» **Exercise details**: Repeat each line of the material below exactly as it appears, minus any pictures.

» **Collected data**:

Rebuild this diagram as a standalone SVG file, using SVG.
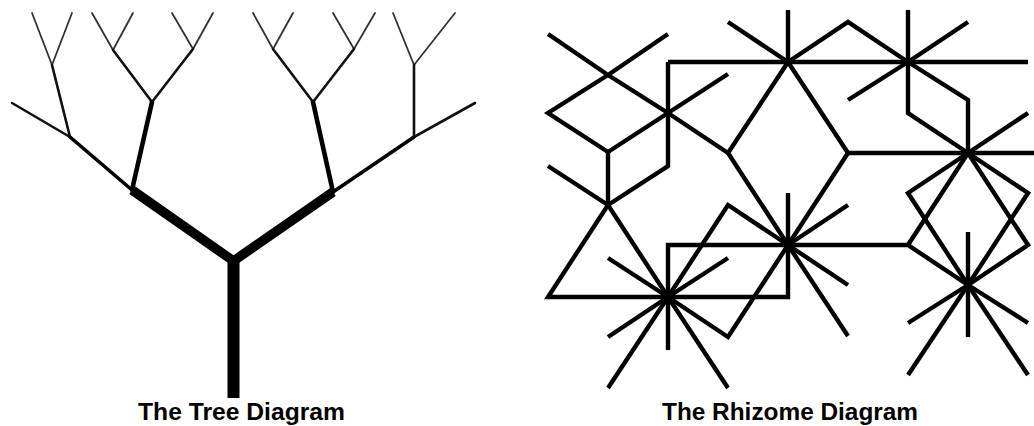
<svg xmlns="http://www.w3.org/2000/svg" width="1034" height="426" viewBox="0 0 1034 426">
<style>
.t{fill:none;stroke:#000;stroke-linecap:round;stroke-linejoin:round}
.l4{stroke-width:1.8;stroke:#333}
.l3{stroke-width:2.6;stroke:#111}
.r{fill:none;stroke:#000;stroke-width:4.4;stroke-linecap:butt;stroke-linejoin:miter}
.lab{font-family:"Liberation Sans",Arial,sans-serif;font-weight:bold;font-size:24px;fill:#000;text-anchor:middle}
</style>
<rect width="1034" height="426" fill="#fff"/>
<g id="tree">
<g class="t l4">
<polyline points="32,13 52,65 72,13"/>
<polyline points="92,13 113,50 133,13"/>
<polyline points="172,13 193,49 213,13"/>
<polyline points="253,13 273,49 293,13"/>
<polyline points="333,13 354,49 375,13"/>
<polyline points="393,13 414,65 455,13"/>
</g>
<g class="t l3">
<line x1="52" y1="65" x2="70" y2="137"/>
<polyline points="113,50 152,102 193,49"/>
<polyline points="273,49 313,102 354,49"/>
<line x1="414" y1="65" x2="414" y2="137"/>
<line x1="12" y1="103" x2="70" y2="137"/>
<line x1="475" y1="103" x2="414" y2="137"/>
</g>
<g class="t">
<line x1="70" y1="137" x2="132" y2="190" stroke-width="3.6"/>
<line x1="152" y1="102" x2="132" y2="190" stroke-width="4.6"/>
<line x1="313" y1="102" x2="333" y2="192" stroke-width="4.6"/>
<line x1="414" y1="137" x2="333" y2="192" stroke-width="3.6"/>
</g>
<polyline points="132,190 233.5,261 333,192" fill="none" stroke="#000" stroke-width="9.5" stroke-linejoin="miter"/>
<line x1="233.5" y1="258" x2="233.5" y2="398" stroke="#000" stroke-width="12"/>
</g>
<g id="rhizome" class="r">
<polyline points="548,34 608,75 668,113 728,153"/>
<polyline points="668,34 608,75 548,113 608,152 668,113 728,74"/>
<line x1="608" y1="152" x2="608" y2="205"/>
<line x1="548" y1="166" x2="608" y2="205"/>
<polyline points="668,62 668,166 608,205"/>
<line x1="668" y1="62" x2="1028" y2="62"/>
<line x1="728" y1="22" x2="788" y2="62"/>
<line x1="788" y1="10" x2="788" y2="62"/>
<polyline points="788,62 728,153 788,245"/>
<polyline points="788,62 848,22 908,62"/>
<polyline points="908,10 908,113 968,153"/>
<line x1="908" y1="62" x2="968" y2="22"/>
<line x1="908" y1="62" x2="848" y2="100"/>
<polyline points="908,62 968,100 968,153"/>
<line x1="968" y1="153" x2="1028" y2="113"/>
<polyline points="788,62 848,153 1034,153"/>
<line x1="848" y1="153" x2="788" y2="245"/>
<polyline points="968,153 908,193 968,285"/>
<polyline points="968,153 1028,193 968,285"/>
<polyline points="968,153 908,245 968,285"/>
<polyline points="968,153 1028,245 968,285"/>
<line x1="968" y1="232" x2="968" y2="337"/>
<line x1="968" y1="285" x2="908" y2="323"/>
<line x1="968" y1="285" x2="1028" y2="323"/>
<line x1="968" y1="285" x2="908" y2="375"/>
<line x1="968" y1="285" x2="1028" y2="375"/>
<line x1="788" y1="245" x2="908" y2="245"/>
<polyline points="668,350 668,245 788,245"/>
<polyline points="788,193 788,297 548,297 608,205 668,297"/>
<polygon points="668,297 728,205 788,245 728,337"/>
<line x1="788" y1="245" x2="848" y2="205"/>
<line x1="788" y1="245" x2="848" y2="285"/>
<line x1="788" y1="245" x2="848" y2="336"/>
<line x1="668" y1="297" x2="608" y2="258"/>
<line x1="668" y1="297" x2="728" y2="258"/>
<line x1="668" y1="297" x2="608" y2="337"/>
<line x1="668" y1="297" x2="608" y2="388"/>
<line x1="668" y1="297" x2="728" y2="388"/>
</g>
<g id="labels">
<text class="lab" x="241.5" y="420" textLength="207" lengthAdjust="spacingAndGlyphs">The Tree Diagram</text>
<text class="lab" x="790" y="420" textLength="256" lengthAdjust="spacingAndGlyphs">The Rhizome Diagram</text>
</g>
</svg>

» **Written answer**:
Rebuild this diagram as a standalone SVG file, using SVG.
<svg xmlns="http://www.w3.org/2000/svg" width="1034" height="426" viewBox="0 0 1034 426">
<style>
.t{fill:none;stroke:#000;stroke-linecap:round;stroke-linejoin:round}
.l4{stroke-width:1.8;stroke:#333}
.l3{stroke-width:2.6;stroke:#111}
.r{fill:none;stroke:#000;stroke-width:4.4;stroke-linecap:butt;stroke-linejoin:miter}
.lab{font-family:"Liberation Sans",Arial,sans-serif;font-weight:bold;font-size:24px;fill:#000;text-anchor:middle}
</style>
<rect width="1034" height="426" fill="#fff"/>
<g id="tree">
<g class="t l4">
<polyline points="32,13 52,65 72,13"/>
<polyline points="92,13 113,50 133,13"/>
<polyline points="172,13 193,49 213,13"/>
<polyline points="253,13 273,49 293,13"/>
<polyline points="333,13 354,49 375,13"/>
<polyline points="393,13 414,65 455,13"/>
</g>
<g class="t l3">
<line x1="52" y1="65" x2="70" y2="137"/>
<polyline points="113,50 152,102 193,49"/>
<polyline points="273,49 313,102 354,49"/>
<line x1="414" y1="65" x2="414" y2="137"/>
<line x1="12" y1="103" x2="70" y2="137"/>
<line x1="475" y1="103" x2="414" y2="137"/>
</g>
<g class="t">
<line x1="70" y1="137" x2="132" y2="190" stroke-width="3.6"/>
<line x1="152" y1="102" x2="132" y2="190" stroke-width="4.6"/>
<line x1="313" y1="102" x2="333" y2="192" stroke-width="4.6"/>
<line x1="414" y1="137" x2="333" y2="192" stroke-width="3.6"/>
</g>
<polyline points="132,190 233.5,261 333,192" fill="none" stroke="#000" stroke-width="9.5" stroke-linejoin="miter"/>
<line x1="233.5" y1="258" x2="233.5" y2="398" stroke="#000" stroke-width="12"/>
</g>
<g id="rhizome" class="r">
<polyline points="548,34 608,75 668,113 728,153"/>
<polyline points="668,34 608,75 548,113 608,152 668,113 728,74"/>
<line x1="608" y1="152" x2="608" y2="205"/>
<line x1="548" y1="166" x2="608" y2="205"/>
<polyline points="668,62 668,166 608,205"/>
<line x1="668" y1="62" x2="1028" y2="62"/>
<line x1="728" y1="22" x2="788" y2="62"/>
<line x1="788" y1="10" x2="788" y2="62"/>
<polyline points="788,62 728,153 788,245"/>
<polyline points="788,62 848,22 908,62"/>
<polyline points="908,10 908,113 968,153"/>
<line x1="908" y1="62" x2="968" y2="22"/>
<line x1="908" y1="62" x2="848" y2="100"/>
<polyline points="908,62 968,100 968,153"/>
<line x1="968" y1="153" x2="1028" y2="113"/>
<polyline points="788,62 848,153 1034,153"/>
<line x1="848" y1="153" x2="788" y2="245"/>
<polyline points="968,153 908,193 968,285"/>
<polyline points="968,153 1028,193 968,285"/>
<polyline points="968,153 908,245 968,285"/>
<polyline points="968,153 1028,245 968,285"/>
<line x1="968" y1="232" x2="968" y2="337"/>
<line x1="968" y1="285" x2="908" y2="323"/>
<line x1="968" y1="285" x2="1028" y2="323"/>
<line x1="968" y1="285" x2="908" y2="375"/>
<line x1="968" y1="285" x2="1028" y2="375"/>
<line x1="788" y1="245" x2="908" y2="245"/>
<polyline points="668,350 668,245 788,245"/>
<polyline points="788,193 788,297 548,297 608,205 668,297"/>
<polygon points="668,297 728,205 788,245 728,337"/>
<line x1="788" y1="245" x2="848" y2="205"/>
<line x1="788" y1="245" x2="848" y2="285"/>
<line x1="788" y1="245" x2="848" y2="336"/>
<line x1="668" y1="297" x2="608" y2="258"/>
<line x1="668" y1="297" x2="728" y2="258"/>
<line x1="668" y1="297" x2="608" y2="337"/>
<line x1="668" y1="297" x2="608" y2="388"/>
<line x1="668" y1="297" x2="728" y2="388"/>
</g>
<g id="labels">
<text class="lab" x="241.5" y="420" textLength="207" lengthAdjust="spacingAndGlyphs">The Tree Diagram</text>
<text class="lab" x="790" y="420" textLength="256" lengthAdjust="spacingAndGlyphs">The Rhizome Diagram</text>
</g>
</svg>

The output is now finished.